WASHINGTON — Republican Sen. Lamar Alexander of Tennessee called Senate Democrats' move Thursday to limit use of the filibuster "an exercise of raw, partisan political power" resembling passage of the Affordable Care Act in 2010.

By a 52-48 vote, the Democratic majority changed the rules of the chamber on filibusters — the use or threat of extended debate to prevent consideration of issues or appointments — on most presidential nominations to federal judgeships and other posts. Filibusters took 60 votes to overcome, but now they can be ended with 51 votes.

Changing Senate rules through use of a simple majority vote has long been called the "nuclear option" and both parties have entertained the idea over the past decade as they alternated control of the chamber. In fact, Alexander found himself on the other side of the debate when a Republican occupied the White House.

Most recently, Democrats had grown increasingly irritated over Republican filibusters that prevented President Barack Obama from filling several seats on the District of Columbia Circuit Court of Appeals.

Alexander, in an impassioned floor speech, said that was insufficient justification for changing rules that epitomized respect for minority rights in the Senate. Quoting former Republican Sen. Arthur Vandenberg of Michigan, Alexander said, "If a majority can change its rules at any time, there are no rules."

The Tennessee lawmaker added, "I hope we will resist turning the Senate into an institution where the home team can cheat to win the game to get whatever result it wants at any time it wants."

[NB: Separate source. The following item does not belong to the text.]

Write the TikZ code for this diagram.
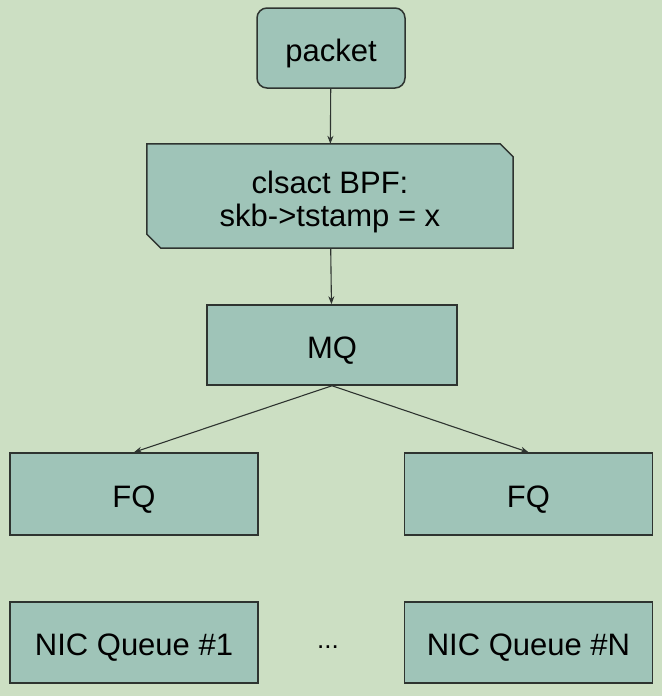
\documentclass[tikz,border=0pt]{standalone}
\usepackage{fontspec}
\setmainfont{Liberation Sans}
\usetikzlibrary{arrows.meta}
\definecolor{bgcol}{HTML}{CCDFC3}
\definecolor{boxcol}{HTML}{9FC4B8}
\definecolor{linecol}{HTML}{2E3430}
\tikzset{
  qbox/.style={draw=linecol, fill=boxcol, line width=1.5pt, inner sep=0pt,
    minimum width=248pt, minimum height=81pt, text height=26pt, text depth=0pt,
    font=\fontsize{31}{33}\selectfont},
  link/.style={-{Stealth[length=8pt,width=6pt]}, line width=1.1pt, draw=linecol},
}
\begin{document}
\begin{tikzpicture}[x=1pt,y=-1pt]
      \fill [bgcol] (0,0) rectangle (662,696);
      \useasboundingbox (0,0) rectangle (662,696);
      \node [qbox, rounded corners=10pt, minimum width=148pt, minimum height=80pt]
       (packet) at (331,48) {packet};
      \node [minimum width=366pt, minimum height=104pt, inner sep=0pt] (bpf) at (330,196) {};
      % the BPF box, cut at two corners
      \filldraw [draw=linecol, fill=boxcol, line width=1.5pt] (bpf.north west)
       -- ([xshift=-13pt]bpf.north east) -- ([yshift=-13pt]bpf.north east)
       -- (bpf.south east) -- ([xshift=14pt]bpf.south west)
       -- ([yshift=14pt]bpf.south west) -- cycle;
      \node [align=center, inner sep=0pt, anchor=base, font=\fontsize{31}{33}\selectfont]
       (bpftext) at (330,226) {clsact BPF:\\skb->tstamp = x};
      \node [qbox, minimum width=250pt, minimum height=80pt] (mq) at (332,345) {MQ};
      \node [qbox, minimum height=82pt] (fq1) at (134,494) {FQ};
      \node [qbox, minimum height=82pt] (fq2) at (528.5,494) {FQ};
      \node [qbox] (nic1) at (134,642.5) {NIC Queue \#1};
      \node [qbox] (nicn) at (528.5,642.5) {NIC Queue \#N};
      \node [anchor=base, font=\fontsize{26}{28}\selectfont] (dots) at (328,648) {...};
      \draw [link] (packet) -- (bpf);
      \draw [link] (bpf) -- (mq);
      \draw [link] (mq.south) -- (fq1.north);
      \draw [link] (mq.south) -- (fq2.north);
\end{tikzpicture}
\end{document}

The rules change, Alexander said, reflected an absence of bipartisanship similar to that marking the health care reform debate of three years ago. Democrats, who then controlled the Senate and the House, passed the Affordable Care Act without a single Republican vote in either chamber.

"If the Democrats proceed to use the nuclear option in this way, it will be Obamacare II: It will be another raw exercise of partisan political power to say we can do whatever we want to do," Alexander said. "The only cure for that is a referendum next November."

Alexander, however, has been a key figure in past debates about changing the filibuster rules — and not on the same side.

In 2005, for instance, he joined former Sen. Jim DeMint, R-S.C., in defending the right of then Majority Leader Bill Frist of Tennessee to call for changes in filibuster rules. Alexander said then that Democrats, in the minority in the Senate at the time, threatened the federal government with a "train wreck" by their frequent use of filibusters to block the judicial appointments of former President George W. Bush.

"The train wreck I am talking about is a threat by the minority to 'shut the Senate down in every way' if the majority adopts rules that will do what the Senate has done for 200 years, which is to vote up or down the president's appellate judicial nominees," Alexander said in an April 2005 floor speech.

Fellow Republican Sen. Bob Corker of Tennessee issued a brief comment.

"I could not be more disappointed that (Senate Majority Leader Harry Reid) has chosen this course of action," Corker said of the Nevada Democrat.